This is hell for a lot of ML containers, that have gigabytes of CUDA and PyTorch. Before at least you could keep your code contained to a layer. But if I understand this correctly every code revision duplicates gigabytes of the same damn bloated crap.

▲

spwa4 4 hours ago | parent [-]

If you have problems with 13 (I believe) GB of docker layers ... how do you deal with terabytes or petabytes of AI training data?

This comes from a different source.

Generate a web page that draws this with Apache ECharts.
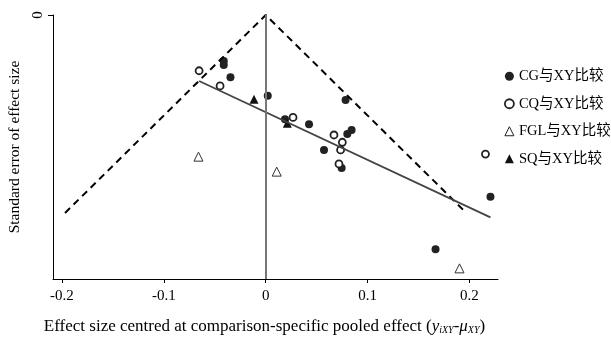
<!DOCTYPE html>
<html>
<head>
<meta charset="utf-8">
<script src="https://cdn.jsdelivr.net/npm/echarts@6/dist/echarts.min.js"></script>
<style>
  html, body { margin: 0; padding: 0; background: #fff; }
  #chart { width: 611px; height: 338px; }
</style>
</head>
<body>
<div id="chart"></div>
<script>
// 数据: [偏移效应, 标准误]
const cgPoints = [
  [-0.0412, 0.0234], [-0.0412, 0.0254], [-0.0346, 0.0316], [0.002, 0.041],
  [0.0189, 0.0529], [0.0425, 0.0555], [0.0784, 0.0431], [0.0572, 0.0685],
  [0.0801, 0.0604], [0.0843, 0.0584], [0.0745, 0.0777], [0.2206, 0.0922],
  [0.1667, 0.1189]
];
const cqPoints = [
  [-0.0654, 0.0283], [-0.0448, 0.036], [0.0268, 0.052], [0.067, 0.0609],
  [0.0752, 0.0646], [0.0735, 0.0685], [0.0719, 0.0756], [0.2157, 0.0706]
];
const fglPoints = [[-0.066, 0.0719], [0.0108, 0.0795], [0.1902, 0.1286]];
const sqPoints = [[-0.0115, 0.0428], [0.0212, 0.055]];

// 漏斗线和回归线
const funnelLine = [[-0.197, 0.1005], [0, 0], [0.197, 0.1005]];
const fitLine = [[-0.0654, 0.0335], [0.2206, 0.1027]];

const xTicks = [-0.2, -0.1, 0, 0.1, 0.2];
const yTicks = [0];
const seriesNames = ['CG与XY比较', 'CQ与XY比较', 'FGL与XY比较', 'SQ与XY比较'];

const fontFamily = '"Liberation Serif", "Times New Roman", "Noto Sans CJK SC", serif';

const chart = echarts.init(document.getElementById('chart'), null, { renderer: 'canvas' });

const option = {
  backgroundColor: '#fff',
  animation: false,
  textStyle: { fontFamily: fontFamily, color: '#000' },
  grid: { left: 53, right: 113, top: 15, bottom: 59, outerBoundsMode: 'none' },
  legend: {
    orient: 'vertical',
    left: 504,
    top: 69,
    padding: 0,
    itemWidth: 9,
    itemHeight: 9,
    itemGap: 13,
    textStyle: { fontFamily: fontFamily, fontSize: 14.5, color: '#000' },
    data: [
      { name: seriesNames[0], icon: 'circle', itemStyle: { color: '#222', borderWidth: 0 } },
      { name: seriesNames[1], icon: 'circle', itemStyle: { color: '#fff', borderColor: '#222', borderWidth: 1.8 } },
      { name: seriesNames[2], icon: 'triangle', itemStyle: { color: '#fff', borderColor: '#222', borderWidth: 1 } },
      { name: seriesNames[3], icon: 'triangle', itemStyle: { color: '#111', borderWidth: 0 } }
    ]
  },
  xAxis: {
    type: 'value',
    position: 'bottom',
    min: -0.2088,
    max: 0.228,
    splitLine: { show: false },
    axisLine: { onZero: false, lineStyle: { color: '#000', width: 1 } },
    axisTick: { show: true, customValues: xTicks, length: 4, lineStyle: { color: '#000' } },
    axisLabel: {
      customValues: xTicks,
      margin: 10,
      fontSize: 15,
      color: '#000',
      formatter: v => (Math.abs(v) < 1e-9 ? '0' : v.toFixed(1))
    },
    name: '{n|Effect size centred at comparison-specific pooled effect (}{i|y}{s|iXY}{n|-}{i|μ}{s|XY}{n|)}',
    nameLocation: 'middle',
    nameGap: 39,
    nameTextStyle: {
      padding: [0, 22, 0, 0],
      rich: {
        n: { fontFamily: fontFamily, fontSize: 17, color: '#000' },
        i: { fontFamily: fontFamily, fontSize: 17, fontStyle: 'italic', color: '#000' },
        s: { fontFamily: fontFamily, fontSize: 10, fontStyle: 'italic', color: '#000', verticalAlign: 'bottom', padding: [7, 0, 0, 0] }
      }
    }
  },
  yAxis: {
    type: 'value',
    min: 0,
    max: 0.134,
    inverse: true,
    splitLine: { show: false },
    axisLine: { show: true, onZero: false, lineStyle: { color: '#000', width: 1 } },
    axisTick: { show: true, customValues: yTicks, length: 5, lineStyle: { color: '#000' } },
    axisLabel: { customValues: yTicks, rotate: 90, fontSize: 15, color: '#000', margin: 7 },
    name: 'Standard error of effect size',
    nameLocation: 'middle',
    nameGap: 28,
    nameTextStyle: { fontFamily: fontFamily, fontSize: 15.5, color: '#000' }
  },
  series: [
    {
      type: 'line',
      data: [],
      silent: true,
      markLine: {
        symbol: 'none',
        silent: true,
        label: { show: false },
        lineStyle: { color: '#777', width: 2, type: 'solid' },
        data: [{ xAxis: 0 }]
      }
    },
    {
      type: 'line',
      data: funnelLine,
      symbol: 'none',
      silent: true,
      lineStyle: { color: '#000', width: 2, type: [7, 5] }
    },
    {
      type: 'line',
      data: fitLine,
      symbol: 'none',
      silent: true,
      lineStyle: { color: '#444', width: 1.8 }
    },
    {
      name: seriesNames[0],
      type: 'scatter',
      data: cgPoints,
      symbol: 'circle',
      symbolSize: 8,
      itemStyle: { color: '#222', opacity: 1 }
    },
    {
      name: seriesNames[1],
      type: 'scatter',
      data: cqPoints,
      symbol: 'circle',
      symbolSize: 7,
      itemStyle: { color: '#fff', borderColor: '#222', borderWidth: 1.8, opacity: 1 }
    },
    {
      name: seriesNames[2],
      type: 'scatter',
      data: fglPoints,
      symbol: 'triangle',
      symbolSize: 9,
      itemStyle: { color: '#fff', borderColor: '#333', borderWidth: 1, opacity: 1 }
    },
    {
      name: seriesNames[3],
      type: 'scatter',
      data: sqPoints,
      symbol: 'triangle',
      symbolSize: 9,
      itemStyle: { color: '#111', opacity: 1 }
    }
  ]
};

chart.setOption(option);
</script>
</body>
</html>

	▲	epistasis 4 hours ago \| parent \| next [-]
		Petabytes of training data is only one application of PyTorch, which is going to use tens of thousands of containers, but... Inference, development cycles, any of the application domains of PyTorch that don't involve training frontier models... all of those are complicated by excessive container layers. But mostly dev really sucks with writing out an extra 10GB for a small code change.
	▲	StableAlkyne 4 hours ago \| parent \| prev \| next [-]
		You don't even need MB of training data for some ML applications. AI is the sexy thing nowadays, but neural networks (Torch is a NN library) are generally useful for even small regression and clarification problems. For some problems you might even be able to get away with single digit numbers of training points (classic example of this regime being Physics-Informed Neural Networks)
	▲	Normal_gaussian 4 hours ago \| parent \| prev \| next [-]
		the training data is on a separate drive; or the training data isn't that large for this use case; or they aren't training.
	▲	0cf8612b2e1e 2 hours ago \| parent \| prev [-]
		You don’t train petabytes on your laptop.